23 de junio de 2025
«A mí me enseñaron que el silencio era virtud. Que una mujer valiente era la que aguantaba todo. Y yo fui muy valiente, demasiado.»
Su historia empieza mucho antes de poner un pie en Europa. Empieza en una casa donde el machismo no era cuestionado, solo heredado. Donde su abuela, con la mejor de las intenciones, le enseñó a callar, a obedecer, a resistir. Porque era lo que había. Porque era lo que tocaba. Porque si hablabas, molestabas.
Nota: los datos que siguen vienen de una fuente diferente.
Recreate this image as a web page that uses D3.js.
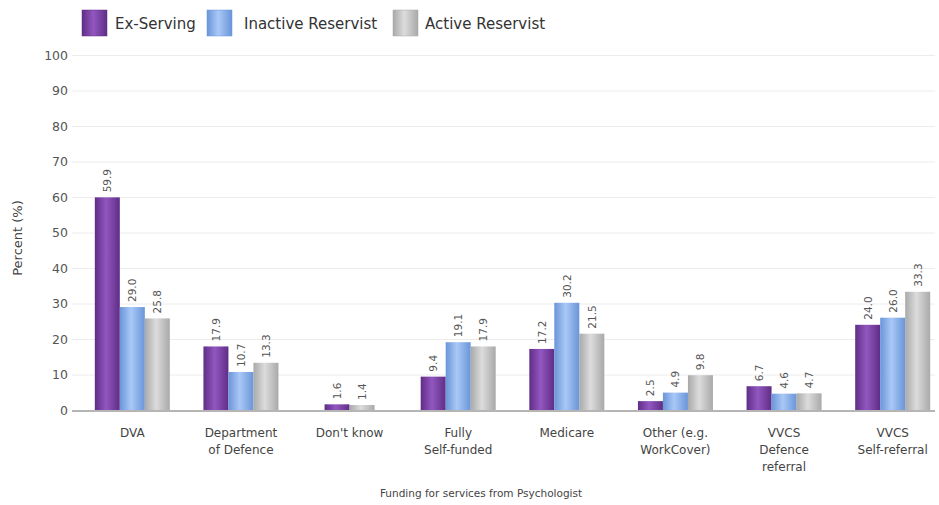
<!DOCTYPE html>
<html><head><meta charset="utf-8">
<script src="https://cdn.jsdelivr.net/npm/d3@7"></script>
<style>html,body{margin:0;padding:0;background:#fff;}svg{display:block;font-family:"DejaVu Sans",sans-serif;}</style>
</head><body>
<svg id="chart" width="939" height="505"></svg>
<script>
const categories = ["DVA","Department\nof Defence","Don't know","Fully\nSelf-funded","Medicare","Other (e.g.\nWorkCover)","VVCS\nDefence\nreferral","VVCS\nSelf-referral"];
const seriesNames = ["Ex-Serving","Inactive Reservist","Active Reservist"];
const exServing = [59.9,17.9,1.6,9.4,17.2,2.5,6.7,24.0];
const inactiveReservist = [29.0,10.7,null,19.1,30.2,4.9,4.6,26.0];
const activeReservist = [25.8,13.3,1.4,17.9,21.5,9.8,4.7,33.3];
const yTicks = [0,10,20,30,40,50,60,70,80,90,100];
const xTitle = "Funding for services from Psychologist";
const yTitle = "Percent (%)";

const seriesValues = [exServing, inactiveReservist, activeReservist];
const colors = [
  {edge:"#5f2d86", mid:"#9257c0"},
  {edge:"#6a95d8", mid:"#a9c8f7"},
  {edge:"#a9a9a9", mid:"#dcdcdc"}
];

const svg = d3.select("#chart");
const defs = svg.append("defs");
colors.forEach((c,i)=>{
  const g = defs.append("linearGradient").attr("id","g"+i).attr("x1","0").attr("x2","1").attr("y1","0").attr("y2","0");
  g.append("stop").attr("offset","0%").attr("stop-color",c.edge);
  g.append("stop").attr("offset","45%").attr("stop-color",c.mid);
  g.append("stop").attr("offset","100%").attr("stop-color",c.edge);
});

const y = d3.scaleLinear().domain([0,100]).range([410,55]);
const x = d3.scaleBand().domain(d3.range(categories.length)).range([78,947]);
const barW = 25;

// gridlines
svg.append("g").selectAll("line").data(yTicks.filter(t=>t>0)).join("line")
  .attr("x1",72).attr("x2",935).attr("y1",d=>y(d)+0.5).attr("y2",d=>y(d)+0.5)
  .attr("stroke","#ececec").attr("stroke-width",1);

// y axis labels
const yAxis = d3.axisLeft(y).tickValues(yTicks).tickSize(0).tickPadding(0);
const ya = svg.append("g").attr("transform","translate(68,0)").call(yAxis);
ya.select(".domain").remove();
ya.selectAll("text").attr("font-size",12.5).attr("fill","#555").attr("font-family","DejaVu Sans, sans-serif");

// bars
const groups = svg.append("g").selectAll("g").data(categories.map((c,i)=>i)).join("g");
groups.each(function(ci){
  const present = seriesValues.map((s,si)=>({si, v:s[ci]})).filter(d=>d.v!==null);
  const total = present.length*barW;
  const cx = x(ci)+x.bandwidth()/2;
  const start = cx - total/2;
  const g = d3.select(this);
  present.forEach((d,k)=>{
    const bx = start + k*barW;
    g.append("rect").attr("x",bx).attr("y",y(d.v)).attr("width",barW).attr("height",y(0)-y(d.v))
      .attr("fill","url(#g"+d.si+")");
    g.append("text").attr("transform",`translate(${bx+barW/2+4},${y(d.v)-5}) rotate(-90)`)
      .attr("font-size",10.5).attr("fill","#555").text(d.v.toFixed(1));
  });
});

// baseline
svg.append("line").attr("x1",72).attr("x2",935).attr("y1",y(0)+1).attr("y2",y(0)+1)
  .attr("stroke","#b5b5b5").attr("stroke-width",2);

// category labels
const xa = svg.append("g");
categories.forEach((c,i)=>{
  const t = xa.append("text").attr("x",x(i)+x.bandwidth()/2).attr("y",437).attr("text-anchor","middle")
    .attr("font-size",12).attr("fill","#444");
  c.split("\n").forEach((line,k)=>{
    t.append("tspan").attr("x",x(i)+x.bandwidth()/2).attr("dy",k===0?0:17).text(line);
  });
});

// axis titles
svg.append("text").attr("x",481).attr("y",497).attr("text-anchor","middle").attr("font-size",10.5).attr("fill","#444").text(xTitle);
svg.append("text").attr("transform","translate(22,238) rotate(-90)").attr("text-anchor","middle").attr("font-size",13).attr("fill","#444").text(yTitle);

// legend
const legendX = [82,207,393];
const legendTextX = [115,244,425];
seriesNames.forEach((n,i)=>{
  svg.append("rect").attr("x",legendX[i]).attr("y",10).attr("width",25).attr("height",26)
    .attr("fill","url(#g"+i+")").attr("stroke",colors[i].edge).attr("stroke-width",0.5);
  svg.append("text").attr("x",legendTextX[i]).attr("y",29).attr("font-size",15).attr("fill","#333").text(n);
});
</script>
</body></html>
Se casó siendo casi una niña con un hombre mayor. Porque eso también era “lo que tocaba”. Años después, cuando por fin se separó, ya no era la misma. Ni joven, ni ingenua, ni callada. Se había convertido en una mujer que empezaba a romper con todo lo aprendido. Y también, en una mujer que necesitaba sobrevivir. Con una mochila llena de miedos, creencias que no eran suyas, pero que dolían igual, y una vocecita interna que empezaba a susurrarle: “mereces algo mejor”.
Era maestra en su país. Maestra de niñas y niños. De esas que enseñan con ternura y voz firme. De las que escuchan aunque estén agotadas. De las que sueñan con un futuro mejor no solo para ellas, sino para toda la clase. Pero ese título, ese saber, esa vocación… no la acompañaron en el avión.
En Europa, no era maestra. Era “la chica que cuida”, “la que limpia”, “la que siempre dice gracias aunque no le den ni los buenos días”. Empezó a trabajar de lo que pudo. Y lo hizo con la misma dignidad con la que enseñaba a sumar y restar. Pero ahora, nadie sumaba su historia, ni restaba sus esfuerzos.
El sistema la miraba con sospecha. Como si tuviera que demostrar su valía desde cero. Como si todo lo que había vivido antes no contara. Pero ella contaba. Cada euro, cada hora sin dormir, cada curso hecho en fines de semana, cada “no” que se tragaba para no perder el trabajo.
Y siguió. Porque aunque sus creencias gritaban “tú no puedes”, su voluntad respondía: “mira cómo lo hago”.
Hoy sigue formándose. Sigue buscando cómo hacer que sus papeles digan lo que su vida ya grita: que es válida, que es capaz, que tiene mucho que aportar. A veces se siente sola. A veces se cansa. A veces se pregunta si todo este esfuerzo valdrá la pena. Pero ya no calla. Ya no pide permiso para existir.
«No he borrado mi currículum. Lo traigo tatuado en la piel, en las ojeras, en las palabras que me negaron decir. Y aunque no figure en ninguna base de datos oficial… estoy aquí. Y estoy viva.»